The measurement of language distances is a crucial task both for the statement of phylogenetic models of language diversification and for important NLP tasks such as automatic language detection and translation. In this tutorial, the instructors will showcase two different methods for accomplishing this task. First, we take phonetically transcribed wordlists with about 200 words that comprise universal, i.e., culture-independent lexical items [1]. We will thus demonstrate how to clean this data and normalize it following IPA unicode [2]. Then, we use tools within the COG software [3] to audit cognate alignment through phonetic distance measurements. Finally, we visualize the graphs within COG (dendrograms and NeighborNets) and show further uses of the word-by-word distance for the detection of language correlations, for instance, by organizing the items by semantic field. For this method, training wordlists will be provided.

The second method involves information extraction from Wikimedia projects and analyses them using n-grams [4]. This model uses orthographic corpora which will be further divided into training and test datasets. It requires around 1 million words to produce highly reliable results. By involving syntactic and morphological information, this method goes beyond the phonetic distance algorithm above. Easily available corpora can be found at the opus.nlpl, but we will also introduce the use of a web scraper to collect big corpora.

Bibliography

[1] Swadesh, Morris. 1955. Towards greater accuracy in lexicostatistic dating. International Journal of American Linguistics 21(2). 121–137.

[2] Moran, Steven & Cysouw, Michael. 2018. The Unicode cookbook for linguists: Managing writing systems using orthography profile. Berlin: Language Science Press.

[3] Daspit, Damian. 2015. Cog software. https://software.sil.org/cog/

[4] Pichel Campos, J. R. (2020). Tese – Medidas de distância entre línguas baseadas em corpus. Aplicação à linguística histórica do galego, português, espanhol e inglês. 

Syllabus

Introduction to language distance models (with some examples of Iberian Languages and their variation)
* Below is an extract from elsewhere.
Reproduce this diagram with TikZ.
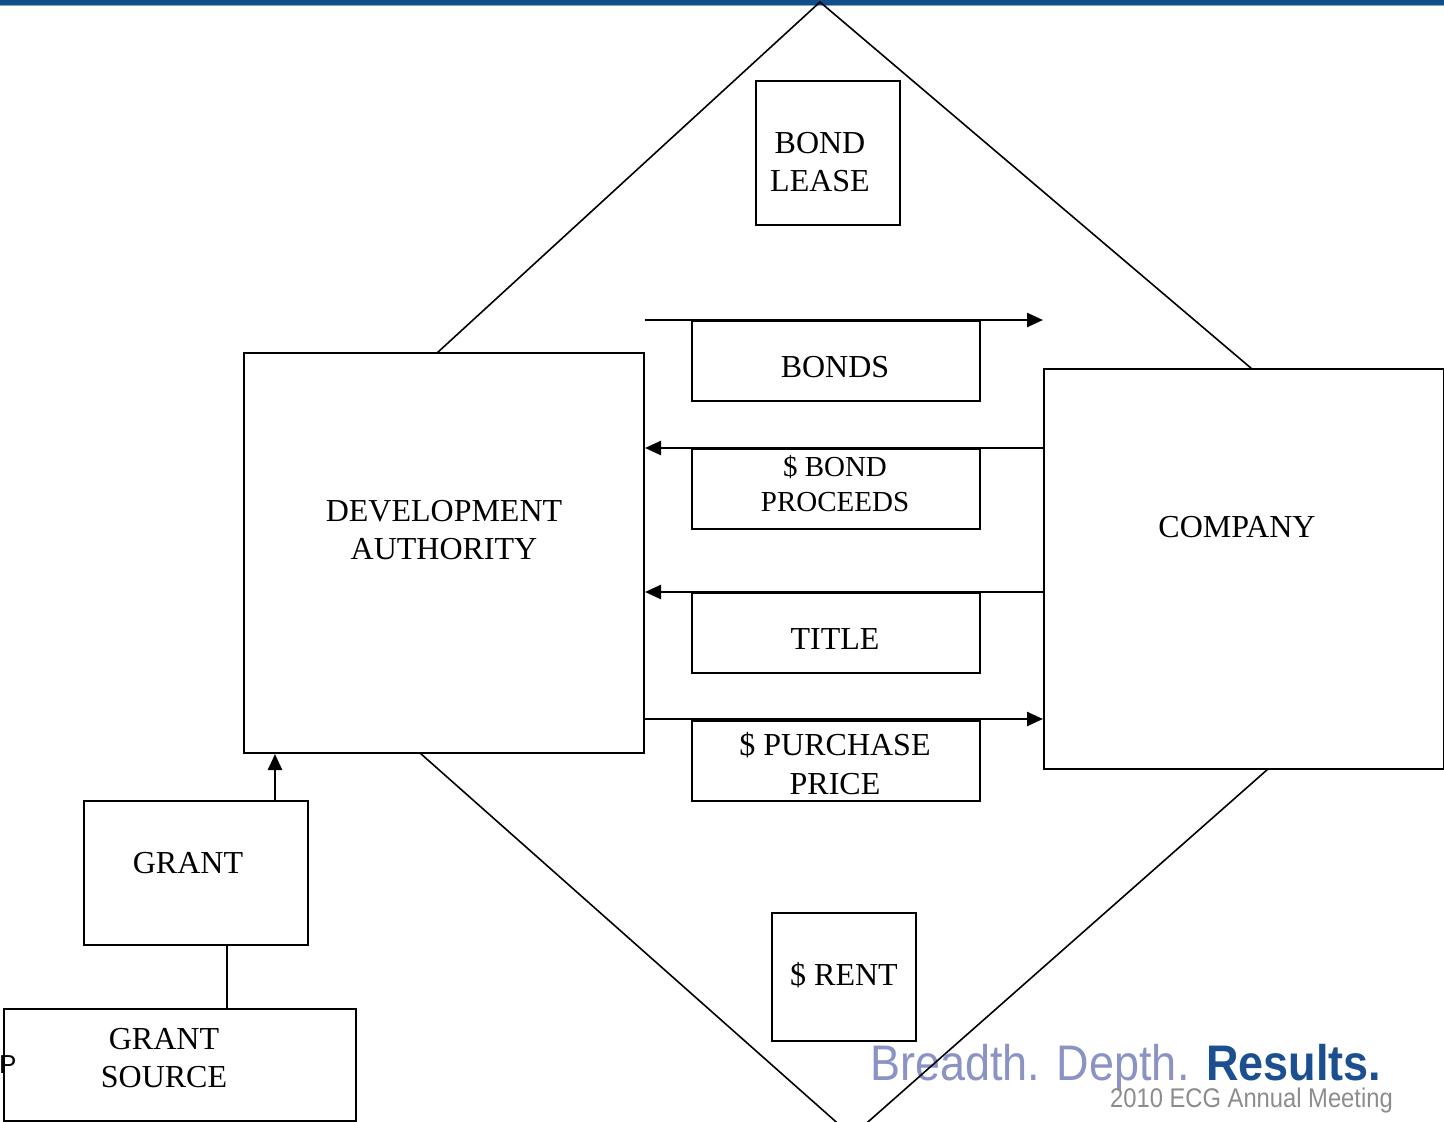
\documentclass[tikz,border=0pt]{standalone}
\usepackage{fontspec}
\usepackage{graphicx}
\setmainfont{Liberation Serif}
\newfontfamily\footfont{Liberation Sans}
\usetikzlibrary{arrows.meta}
\definecolor{barblue}{HTML}{124E8A}
\definecolor{barlight}{HTML}{7FA9C9}
\definecolor{softblue}{HTML}{8A93C4}
\definecolor{darkblue}{HTML}{1B4F8F}
\definecolor{footgray}{HTML}{8C8C8C}
\tikzset{
  box/.style={draw=black, fill=white, line width=2pt, inner sep=0pt},
  lbl/.style={align=center, inner sep=0pt, font=\fontsize{32}{38}\selectfont},
  flow/.style={line width=2.5pt, -{Triangle[length=16pt,width=14pt]}},
  plain/.style={line width=2.5pt},
  dia/.style={line width=1.6pt}
}
\begin{document}
\begin{tikzpicture}[x=1pt,y=-1pt]
\useasboundingbox (0,0) rectangle (1444,1122);
\clip (0,0) rectangle (1444,1122);
% top bar
\fill[barblue] (0,0) rectangle (1444,4.5);
\fill[barlight] (0,4.5) rectangle (1444,5.5);
% footer
\node[anchor=base west, inner sep=0pt, font=\footfont\fontsize{50}{50}\selectfont] (tagline) at (870,1080)
  {\scalebox{0.9}[1]{\textcolor{softblue}{Breadth. Depth.} \textcolor{darkblue}{\bfseries Results.}}};
\node[anchor=base east, inner sep=0pt, text=footgray, font=\footfont\fontsize{27}{27}\selectfont] (meeting) at (1393,1107)
  {\scalebox{0.88}[1]{2010 ECG Annual Meeting}};
% diamond
\coordinate (dtop) at (820,2);
\coordinate (dbot) at (852,1136);
\draw[dia] (437,353) -- (dtop) -- (1252,369);
\draw[dia] (420,753) -- (dbot) -- (1268,769);
% boxes
\node[box, minimum width=144pt, minimum height=144pt] (lease) at (828,153) {};
\node[box, minimum width=400pt, minimum height=400pt] (da) at (444,553) {};
\node[box, minimum width=400pt, minimum height=400pt] (co) at (1244,569) {};
\node[box, minimum width=288pt, minimum height=80pt] (bonds) at (836,361) {};
\node[box, minimum width=288pt, minimum height=80pt] (proceeds) at (836,489) {};
\node[box, minimum width=288pt, minimum height=80pt] (title) at (836,633) {};
\node[box, minimum width=288pt, minimum height=80pt] (purchase) at (836,761) {};
\node[box, minimum width=224pt, minimum height=144pt] (grant) at (196,873) {};
\node[box, minimum width=352pt, minimum height=112pt] (source) at (180,1065) {};
\node[box, minimum width=144pt, minimum height=128pt] (rent) at (844,977) {};
% labels
\node[lbl] (leaset) at (820,162) {BOND\\LEASE};
\node[lbl] (dat) at (444,530) {DEVELOPMENT\\AUTHORITY};
\node[lbl] (cot) at (1237,527) {COMPANY};
\node[lbl] (bondst) at (835,367) {BONDS};
\node[lbl, font=\fontsize{29}{35}\selectfont] (proceedst) at (835,484) {\$ BOND\\PROCEEDS};
\node[lbl] (titlet) at (835,639) {TITLE};
\node[lbl, font=\fontsize{32}{39}\selectfont] (purchaset) at (835,764) {\$ PURCHASE\\PRICE};
\node[lbl] (grantt) at (188,863) {GRANT};
\node[lbl] (sourcet) at (164,1058) {GRANT\\SOURCE};
\node[lbl] (rentt) at (844,975) {\$ RENT};
\node[anchor=west, inner sep=0pt, font=\footfont\fontsize{26}{26}\selectfont] (pmark) at (-1,1065) {P};
% flows
\draw[flow] (da.east |- bonds.north) -- (co.west |- bonds.north);
\draw[flow] (co.west |- proceeds.north) -- (da.east |- proceeds.north);
\draw[flow] (co.west |- title.north) -- (da.east |- title.north);
\draw[flow] ([yshift=1pt]da.east |- purchase.north) -- ([yshift=1pt]co.west |- purchase.north);
\draw[flow] ([xshift=192pt]grant.north west) -- ([xshift=192pt]grant.north west |- da.south);
\draw[plain] ([xshift=144pt]grant.south west) -- ([xshift=144pt]grant.south west |- source.north);
\end{tikzpicture}
\end{document}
Automatic language distance measurement using Swadesh list

  • Data cleaning and normalization;
  • Introduction and use of COG software
  • Data visualization and further usage.

Coffee break

Automatic language distance measurement using text corpora

  • Data extraction
  • Division into test and training data
  • Visualization

Questions and Answers

Tutorial Instructors

Carlos Silva (CLUP | FLUP): cssilva@letras.up.pt | https://silvaphon.wordpress.com/

José Ramom Pichel (Proxecto Nós | CiTIUS – U. Santiago de Compostela) jramon.pichel@usc.es

Fábio Granja (FLUP): up202100212@letras.up.pt | https://www.linkedin.com/in/fábio-barcellos-granja-3511371a2/

Fábio Granja (FLUP): up202100212@letras.up.pt | https://www.linkedin.com/in/fábio-barcellos-granja-3511371a2/

Dates

  • Workshop day: 12/03/2024